_Description of the task_:
Reproduce exactly the lines below, from the first one through the line containing "13, 3, 0, 0]", and omit any pictures.

━━━━━━━━━━

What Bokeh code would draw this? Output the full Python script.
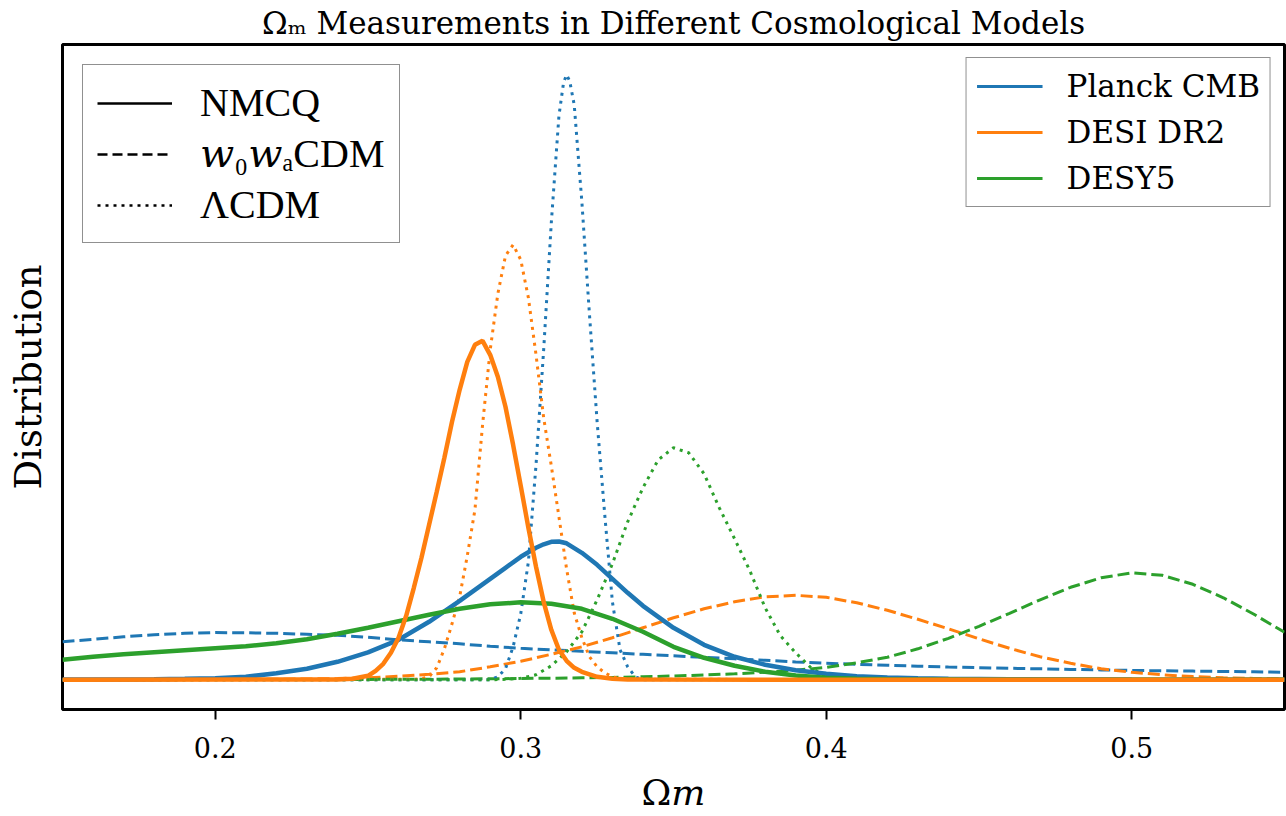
from bokeh.plotting import figure
from bokeh.models import Range1d, FixedTicker, Legend, LegendItem
from bokeh.embed import file_html
from bokeh.resources import INLINE

NAN = float("nan")

# ---------------- data ----------------
# Planck CMB
planck_nmcq_x = [0.15, 0.16, 0.17, 0.18, 0.19, 0.20, 0.21, 0.22, 0.23, 0.24, 0.25, 0.26, 0.27, 0.28,
                 0.29, 0.295, 0.30, 0.305, 0.3075, 0.31, 0.3125, 0.315, 0.32, 0.325, 0.33, 0.335,
                 0.34, 0.35, 0.36, 0.37, 0.38, 0.39, 0.40, 0.41, 0.42, 0.43, 0.44, 0.46, 0.50, 0.55]
planck_nmcq_y = [0.2, 0.3, 0.4, 0.6, 1.0, 1.6, 3.0, 6.5, 11.0, 18.0, 27.5, 40, 58, 79,
                 101, 112, 123, 132, 135.5, 138, 138.3, 136.5, 127, 115, 101, 87,
                 74, 52, 35, 23, 15, 9.5, 6.0, 3.6, 2.3, 1.5, 1.0, 0.5, 0.2, 0.1]

grid01 = [0.15, 0.16, 0.17, 0.18, 0.19, 0.20, 0.21, 0.22, 0.23, 0.24, 0.25, 0.26, 0.27, 0.28,
          0.29, 0.30, 0.31, 0.32, 0.33, 0.34, 0.35, 0.36, 0.37, 0.38, 0.39, 0.40, 0.41, 0.42,
          0.43, 0.44, 0.45, 0.46, 0.47, 0.48, 0.49, 0.50, 0.51, 0.52, 0.53, 0.54, 0.55]
planck_w0wa_y = [38, 40.5, 43, 45, 46.5, 47.2, 47, 46.5, 45.5, 44.5, 42.5, 40, 38, 36,
                 33.5, 31.5, 30, 28.5, 27, 25.5, 24, 22.5, 21, 19.5, 17.8, 16.5, 15.5, 14.5,
                 13.6, 12.8, 12.1, 11.5, 11.0, 10.4, 9.9, 9.4, 9.0, 8.7, 8.3, 8.0, 7.6]

planck_lcdm_x = [0.15, 0.29, 0.2925, 0.295, 0.2975, 0.30, 0.3025, 0.305, 0.3075, 0.31, 0.3125,
                 0.314, 0.315, 0.316, 0.3175, 0.32, 0.3225, 0.325, 0.3275, 0.33, 0.3325,
                 0.335, 0.3375, 0.34, 0.55]
planck_lcdm_y = [0, 0, 3, 11, 33, 66, 118, 215, 330, 457, 564,
                 597, 605, 599, 575, 478, 365, 258, 165, 78, 30,
                 13, 3, 0, 0]

# DESI DR2
desi_nmcq_x = [0.15, 0.24, 0.245, 0.25, 0.2525, 0.255, 0.2575, 0.26, 0.2625, 0.265, 0.2675,
               0.27, 0.2725, 0.275, 0.2775, 0.28, 0.2825, 0.285, 0.2875, 0.29, 0.2925,
               0.295, 0.2975, 0.30, 0.3025, 0.305, 0.3075, 0.31, 0.3125, 0.315, 0.3175,
               0.32, 0.325, 0.33, 0.335, 0.34, 0.55]
desi_nmcq_y = [0, 0.3, 1, 4, 9, 16, 27, 42, 64, 92, 122,
               155, 188, 222, 258, 290, 318, 335, 339, 325, 303,
               273, 235, 194, 152, 113, 78, 50, 30, 19, 12,
               8, 3, 1, 0.4, 0.2, 0]

desi_w0wa_y = [0, 0, 0.1, 0.1, 0.2, 0.3, 0.4, 0.6, 0.8, 1.2, 2, 3.5, 5.5, 8,
               13, 18.5, 25.5, 33, 42, 52, 62, 71, 78, 83, 84.5, 82.5, 77, 69.5,
               60.5, 51, 41, 31.5, 23, 16.5, 11, 7.5, 5, 3.2, 2, 1.4, 1]

desi_lcdm_x = [0.15, 0.265, 0.2675, 0.27, 0.2725, 0.275, 0.2775, 0.28, 0.2825, 0.285, 0.2875,
               0.29, 0.2925, 0.295, 0.2975, 0.30, 0.3025, 0.305, 0.3075, 0.31, 0.3125,
               0.315, 0.3175, 0.32, 0.3225, 0.325, 0.3275, 0.33, 0.3325, 0.335, 0.55]
desi_lcdm_y = [0, 0.5, 1, 3, 12, 31, 56, 83, 124, 170, 255,
               330, 386, 424, 435, 420, 382, 325, 262, 214, 163,
               111, 67, 42, 23, 13, 7, 3, 1, 0.5, 0]

# DESY5
desy5_nmcq_y = [20, 23, 25.5, 27.5, 29.5, 31.5, 33.5, 36.5, 40.5, 46, 52, 58.5, 65, 71,
                75.5, 77.5, 76, 71, 61, 48, 33, 22, 14, 8, 4.2, 2, 1, 0.5,
                0.3, 0.2, 0.1, 0.1, 0, 0, 0, 0, 0, 0, 0, 0, 0]

desy5_w0wa_y = [0.4, 0.4, 0.4, 0.4, 0.4, 0.4, 0.4, 0.4, 0.4, 0.4, 0.4, 0.5, 0.6, 0.8,
                1.0, 1.3, 1.6, 2.0, 2.4, 3.0, 3.8, 4.8, 6.0, 7.5, 9.5, 12.5, 17, 22.5,
                31, 41.5, 53.5, 66.5, 80, 92.5, 102, 107, 104.5, 95.5, 82, 65.5, 47.5]

desy5_lcdm_x = [0.15, 0.29, 0.295, 0.30, 0.305, 0.31, 0.315, 0.32, 0.325, 0.33, 0.335, 0.34,
                0.345, 0.35, 0.355, 0.36, 0.365, 0.37, 0.375, 0.38, 0.385, 0.39, 0.395,
                0.40, 0.405, 0.41, 0.55]
desy5_lcdm_y = [0, 0, 0.5, 1.5, 5, 14, 28, 48, 80, 116, 158, 192,
                220, 232, 227, 206, 172, 141, 109, 72, 44, 27, 12,
                3, 0.5, 0, 0]

datasets = ["Planck CMB", "DESI DR2", "DESY5"]
models = ["NMCQ", "𝑤₀𝑤ₐCDM", "ΛCDM"]
x_ticks = [0.2, 0.3, 0.4, 0.5]

BLUE, ORANGE, GREEN = "#1f77b4", "#ff7f0e", "#2ca02c"

# ---------------- figure ----------------
p = figure(width=1286, height=816, output_backend="svg", toolbar_location=None,
           x_range=Range1d(0.15, 0.55), y_range=Range1d(-29.7, 635.3),
           min_border_left=62, min_border_right=2, min_border_top=44, min_border_bottom=107,
           title="Ωₘ Measurements in Different Cosmological Models")
p.title.align = "center"
p.title.vertical_align = "top"
p.title.text_font = "DejaVu Serif"
p.title.text_font_size = "31px"
p.title.text_font_style = "normal"
p.title.text_color = "black"
p.title.standoff = 4

p.background_fill_color = "white"
p.border_fill_color = "white"
p.xgrid.visible = False
p.ygrid.visible = False
p.outline_line_color = "black"
p.outline_line_width = 3
p.outline_line_alpha = 1.0

xa = p.xaxis[0]
xa.ticker = FixedTicker(ticks=x_ticks)
xa.axis_line_color = None
xa.major_tick_line_color = "black"
xa.major_tick_line_width = 2
xa.major_tick_in = 0
xa.major_tick_out = 10
xa.minor_tick_line_color = None
xa.major_label_text_font = "DejaVu Serif"
xa.major_label_text_font_size = "27px"
xa.major_label_text_color = "black"
xa.major_label_standoff = 17
xa.axis_label = "Ω𝑚"
xa.axis_label_text_font = "DejaVu Serif"
xa.axis_label_text_font_size = "36px"
xa.axis_label_text_font_style = "normal"
xa.axis_label_text_color = "black"
xa.axis_label_text_line_height = 0.8
xa.axis_label_standoff = 11

ya = p.yaxis[0]
ya.ticker = FixedTicker(ticks=[])
ya.axis_line_color = None
ya.major_tick_line_color = None
ya.minor_tick_line_color = None
ya.major_label_text_font_size = "0px"
ya.axis_label = "Distribution"
ya.axis_label_text_font = "DejaVu Serif"
ya.axis_label_text_font_size = "37px"
ya.axis_label_text_font_style = "normal"
ya.axis_label_text_color = "black"
ya.axis_label_standoff = 13

DASH = "12 5"
DOT = "3 5"

# dashed (w0waCDM)
p.line(grid01, planck_w0wa_y, line_color=BLUE, line_width=3, line_dash=DASH)
p.line(grid01, desi_w0wa_y, line_color=ORANGE, line_width=3, line_dash=DASH)
p.line(grid01, desy5_w0wa_y, line_color=GREEN, line_width=3, line_dash=DASH)
# dotted (LCDM)
p.line(planck_lcdm_x, planck_lcdm_y, line_color=BLUE, line_width=3, line_dash=DOT)
p.line(desi_lcdm_x, desi_lcdm_y, line_color=ORANGE, line_width=3, line_dash=DOT)
p.line(desy5_lcdm_x, desy5_lcdm_y, line_color=GREEN, line_width=3, line_dash=DOT)
# solid (NMCQ)
p.line(planck_nmcq_x, planck_nmcq_y, line_color=BLUE, line_width=4.5)
p.line(grid01, desy5_nmcq_y, line_color=GREEN, line_width=4.5)
p.line(desi_nmcq_x, desi_nmcq_y, line_color=ORANGE, line_width=4.5)

# legend swatch renderers (invisible NaN data)
k_solid = p.line([NAN, NAN], [NAN, NAN], line_color="black", line_width=2.5)
k_dash = p.line([NAN, NAN], [NAN, NAN], line_color="black", line_width=2.5, line_dash="10 5")
k_dot = p.line([NAN, NAN], [NAN, NAN], line_color="black", line_width=2.5, line_dash="3 5")
c_b = p.line([NAN, NAN], [NAN, NAN], line_color=BLUE, line_width=3)
c_o = p.line([NAN, NAN], [NAN, NAN], line_color=ORANGE, line_width=3)
c_g = p.line([NAN, NAN], [NAN, NAN], line_color=GREEN, line_width=3)

leg_models = Legend(items=[LegendItem(label=models[0], renderers=[k_solid]),
                           LegendItem(label=models[1], renderers=[k_dash]),
                           LegendItem(label=models[2], renderers=[k_dot])],
                    location="top_left", margin=20, padding=14, spacing=4,
                    label_height=46, glyph_width=75, glyph_height=30, label_standoff=28,
                    label_text_font="Liberation Serif, DejaVu Serif", label_text_font_size="40px",
                    label_text_color="black",
                    border_line_color="#222222", border_line_width=1.3,
                    background_fill_color="white", background_fill_alpha=1.0)
leg_data = Legend(items=[LegendItem(label=datasets[0], renderers=[c_b]),
                         LegendItem(label=datasets[1], renderers=[c_o]),
                         LegendItem(label=datasets[2], renderers=[c_g])],
                  location="top_right", margin=13, padding=10, spacing=10,
                  label_height=36, glyph_width=66, glyph_height=30, label_standoff=24,
                  label_text_font="DejaVu Serif", label_text_font_size="31px",
                  label_text_color="black",
                  border_line_color="#222222", border_line_width=1.3,
                  background_fill_color="white", background_fill_alpha=1.0)
p.add_layout(leg_models)
p.add_layout(leg_data)

open("out.html", "w").write(file_html(p, INLINE))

━━━━━━━━━━

_Reply_:
What Bokeh code would draw this? Output the full Python script.
from bokeh.plotting import figure
from bokeh.models import Range1d, FixedTicker, Legend, LegendItem
from bokeh.embed import file_html
from bokeh.resources import INLINE

NAN = float("nan")

# ---------------- data ----------------
# Planck CMB
planck_nmcq_x = [0.15, 0.16, 0.17, 0.18, 0.19, 0.20, 0.21, 0.22, 0.23, 0.24, 0.25, 0.26, 0.27, 0.28,
                 0.29, 0.295, 0.30, 0.305, 0.3075, 0.31, 0.3125, 0.315, 0.32, 0.325, 0.33, 0.335,
                 0.34, 0.35, 0.36, 0.37, 0.38, 0.39, 0.40, 0.41, 0.42, 0.43, 0.44, 0.46, 0.50, 0.55]
planck_nmcq_y = [0.2, 0.3, 0.4, 0.6, 1.0, 1.6, 3.0, 6.5, 11.0, 18.0, 27.5, 40, 58, 79,
                 101, 112, 123, 132, 135.5, 138, 138.3, 136.5, 127, 115, 101, 87,
                 74, 52, 35, 23, 15, 9.5, 6.0, 3.6, 2.3, 1.5, 1.0, 0.5, 0.2, 0.1]

grid01 = [0.15, 0.16, 0.17, 0.18, 0.19, 0.20, 0.21, 0.22, 0.23, 0.24, 0.25, 0.26, 0.27, 0.28,
          0.29, 0.30, 0.31, 0.32, 0.33, 0.34, 0.35, 0.36, 0.37, 0.38, 0.39, 0.40, 0.41, 0.42,
          0.43, 0.44, 0.45, 0.46, 0.47, 0.48, 0.49, 0.50, 0.51, 0.52, 0.53, 0.54, 0.55]
planck_w0wa_y = [38, 40.5, 43, 45, 46.5, 47.2, 47, 46.5, 45.5, 44.5, 42.5, 40, 38, 36,
                 33.5, 31.5, 30, 28.5, 27, 25.5, 24, 22.5, 21, 19.5, 17.8, 16.5, 15.5, 14.5,
                 13.6, 12.8, 12.1, 11.5, 11.0, 10.4, 9.9, 9.4, 9.0, 8.7, 8.3, 8.0, 7.6]

planck_lcdm_x = [0.15, 0.29, 0.2925, 0.295, 0.2975, 0.30, 0.3025, 0.305, 0.3075, 0.31, 0.3125,
                 0.314, 0.315, 0.316, 0.3175, 0.32, 0.3225, 0.325, 0.3275, 0.33, 0.3325,
                 0.335, 0.3375, 0.34, 0.55]
planck_lcdm_y = [0, 0, 3, 11, 33, 66, 118, 215, 330, 457, 564,
                 597, 605, 599, 575, 478, 365, 258, 165, 78, 30,
                 13, 3, 0, 0]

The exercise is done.